Aim ::
Write the data below out exactly as it stands. Do not include the pictures.

Dataset excerpt ::
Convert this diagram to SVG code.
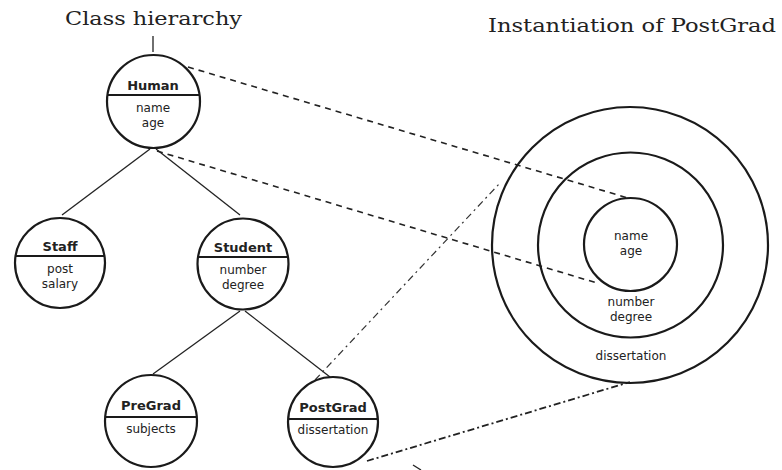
<svg xmlns="http://www.w3.org/2000/svg" width="782" height="470" viewBox="0 0 782 470">
<style>
.bg{fill:#ffffff}
.node circle{fill:none;stroke:#1a1a1a;stroke-width:2.2}
.node line{stroke:#1a1a1a;stroke-width:2}
.ring{fill:none;stroke:#1a1a1a;stroke-width:2.2}
.title{font-family:"DejaVu Serif","Liberation Serif",serif;font-size:18px;fill:#222}
.cls{font-family:"DejaVu Sans","Liberation Sans",sans-serif;font-weight:bold;font-size:13px;fill:#222;text-anchor:middle}
.attr{font-family:"DejaVu Sans","Liberation Sans",sans-serif;font-size:12px;fill:#222;text-anchor:middle}
.tree{stroke:#222;stroke-width:1.3;fill:none}
.dash{stroke:#222;stroke-width:1.6;stroke-dasharray:6 5;fill:none}
.dashdot{stroke:#333;stroke-width:1.2;stroke-dasharray:7 4 2 4;fill:none}
.dashdot2{stroke:#222;stroke-width:1.8;stroke-dasharray:7 3 2 3;fill:none}
</style>
<rect class="bg" x="0" y="0" width="782" height="470"/>
<text class="title" x="65" y="25" textLength="177" lengthAdjust="spacingAndGlyphs">Class hierarchy</text>
<text class="title" x="488" y="32" textLength="288" lengthAdjust="spacingAndGlyphs">Instantiation of PostGrad</text>
<g id="connectors">
<line class="tree" x1="153" y1="36" x2="153" y2="52"/>
<line class="tree" x1="150" y1="149" x2="62" y2="215"/>
<line class="tree" x1="156" y1="149" x2="240" y2="215"/>
<line class="tree" x1="240" y1="311" x2="153" y2="374"/>
<line class="tree" x1="245" y1="311" x2="330" y2="377"/>
<line class="dash" x1="188" y1="67" x2="628" y2="198"/>
<line class="dash" x1="157" y1="151" x2="597" y2="283"/>
<line class="dashdot" x1="315" y1="380" x2="500" y2="183"/>
<line class="dashdot2" x1="367" y1="461" x2="630" y2="382"/>
<line class="tree" x1="413" y1="465" x2="421" y2="470"/>
</g>
<g id="human" class="node">
<circle cx="153.5" cy="101.5" r="46.5"/>
<line x1="107" y1="95" x2="200" y2="95"/>
<text class="cls" x="153" y="90">Human</text>
<text class="attr" x="153" y="112">name</text>
<text class="attr" x="153" y="127">age</text>
</g>
<g id="staff" class="node">
<circle cx="60" cy="263" r="45"/>
<line x1="15" y1="256" x2="105" y2="256"/>
<text class="cls" x="60" y="251">Staff</text>
<text class="attr" x="60" y="273">post</text>
<text class="attr" x="60" y="288">salary</text>
</g>
<g id="student" class="node">
<circle cx="243" cy="264" r="45.5"/>
<line x1="198" y1="257" x2="288" y2="257"/>
<text class="cls" x="243" y="252">Student</text>
<text class="attr" x="243" y="274">number</text>
<text class="attr" x="243" y="289">degree</text>
</g>
<g id="pregrad" class="node">
<circle cx="151" cy="421" r="46"/>
<line x1="105" y1="417" x2="197" y2="417"/>
<text class="cls" x="151" y="410">PreGrad</text>
<text class="attr" x="151" y="433">subjects</text>
</g>
<g id="postgrad" class="node">
<circle cx="333" cy="422" r="45"/>
<line x1="288" y1="419" x2="378" y2="419"/>
<text class="cls" x="333" y="412">PostGrad</text>
<text class="attr" x="333" y="434">dissertation</text>
</g>
<g id="instance">
<circle class="ring" cx="630" cy="245" r="138"/>
<circle class="ring" cx="630.5" cy="245" r="92.5"/>
<circle class="ring" cx="630.5" cy="244.5" r="46.5"/>
<text class="attr" x="631" y="240">name</text>
<text class="attr" x="631" y="255">age</text>
<text class="attr" x="631" y="306">number</text>
<text class="attr" x="631" y="321">degree</text>
<text class="attr" x="631" y="360">dissertation</text>
</g>
</svg>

Written answer ::
Convert this diagram to SVG code.
<svg xmlns="http://www.w3.org/2000/svg" width="782" height="470" viewBox="0 0 782 470">
<style>
.bg{fill:#ffffff}
.node circle{fill:none;stroke:#1a1a1a;stroke-width:2.2}
.node line{stroke:#1a1a1a;stroke-width:2}
.ring{fill:none;stroke:#1a1a1a;stroke-width:2.2}
.title{font-family:"DejaVu Serif","Liberation Serif",serif;font-size:18px;fill:#222}
.cls{font-family:"DejaVu Sans","Liberation Sans",sans-serif;font-weight:bold;font-size:13px;fill:#222;text-anchor:middle}
.attr{font-family:"DejaVu Sans","Liberation Sans",sans-serif;font-size:12px;fill:#222;text-anchor:middle}
.tree{stroke:#222;stroke-width:1.3;fill:none}
.dash{stroke:#222;stroke-width:1.6;stroke-dasharray:6 5;fill:none}
.dashdot{stroke:#333;stroke-width:1.2;stroke-dasharray:7 4 2 4;fill:none}
.dashdot2{stroke:#222;stroke-width:1.8;stroke-dasharray:7 3 2 3;fill:none}
</style>
<rect class="bg" x="0" y="0" width="782" height="470"/>
<text class="title" x="65" y="25" textLength="177" lengthAdjust="spacingAndGlyphs">Class hierarchy</text>
<text class="title" x="488" y="32" textLength="288" lengthAdjust="spacingAndGlyphs">Instantiation of PostGrad</text>
<g id="connectors">
<line class="tree" x1="153" y1="36" x2="153" y2="52"/>
<line class="tree" x1="150" y1="149" x2="62" y2="215"/>
<line class="tree" x1="156" y1="149" x2="240" y2="215"/>
<line class="tree" x1="240" y1="311" x2="153" y2="374"/>
<line class="tree" x1="245" y1="311" x2="330" y2="377"/>
<line class="dash" x1="188" y1="67" x2="628" y2="198"/>
<line class="dash" x1="157" y1="151" x2="597" y2="283"/>
<line class="dashdot" x1="315" y1="380" x2="500" y2="183"/>
<line class="dashdot2" x1="367" y1="461" x2="630" y2="382"/>
<line class="tree" x1="413" y1="465" x2="421" y2="470"/>
</g>
<g id="human" class="node">
<circle cx="153.5" cy="101.5" r="46.5"/>
<line x1="107" y1="95" x2="200" y2="95"/>
<text class="cls" x="153" y="90">Human</text>
<text class="attr" x="153" y="112">name</text>
<text class="attr" x="153" y="127">age</text>
</g>
<g id="staff" class="node">
<circle cx="60" cy="263" r="45"/>
<line x1="15" y1="256" x2="105" y2="256"/>
<text class="cls" x="60" y="251">Staff</text>
<text class="attr" x="60" y="273">post</text>
<text class="attr" x="60" y="288">salary</text>
</g>
<g id="student" class="node">
<circle cx="243" cy="264" r="45.5"/>
<line x1="198" y1="257" x2="288" y2="257"/>
<text class="cls" x="243" y="252">Student</text>
<text class="attr" x="243" y="274">number</text>
<text class="attr" x="243" y="289">degree</text>
</g>
<g id="pregrad" class="node">
<circle cx="151" cy="421" r="46"/>
<line x1="105" y1="417" x2="197" y2="417"/>
<text class="cls" x="151" y="410">PreGrad</text>
<text class="attr" x="151" y="433">subjects</text>
</g>
<g id="postgrad" class="node">
<circle cx="333" cy="422" r="45"/>
<line x1="288" y1="419" x2="378" y2="419"/>
<text class="cls" x="333" y="412">PostGrad</text>
<text class="attr" x="333" y="434">dissertation</text>
</g>
<g id="instance">
<circle class="ring" cx="630" cy="245" r="138"/>
<circle class="ring" cx="630.5" cy="245" r="92.5"/>
<circle class="ring" cx="630.5" cy="244.5" r="46.5"/>
<text class="attr" x="631" y="240">name</text>
<text class="attr" x="631" y="255">age</text>
<text class="attr" x="631" y="306">number</text>
<text class="attr" x="631" y="321">degree</text>
<text class="attr" x="631" y="360">dissertation</text>
</g>
</svg>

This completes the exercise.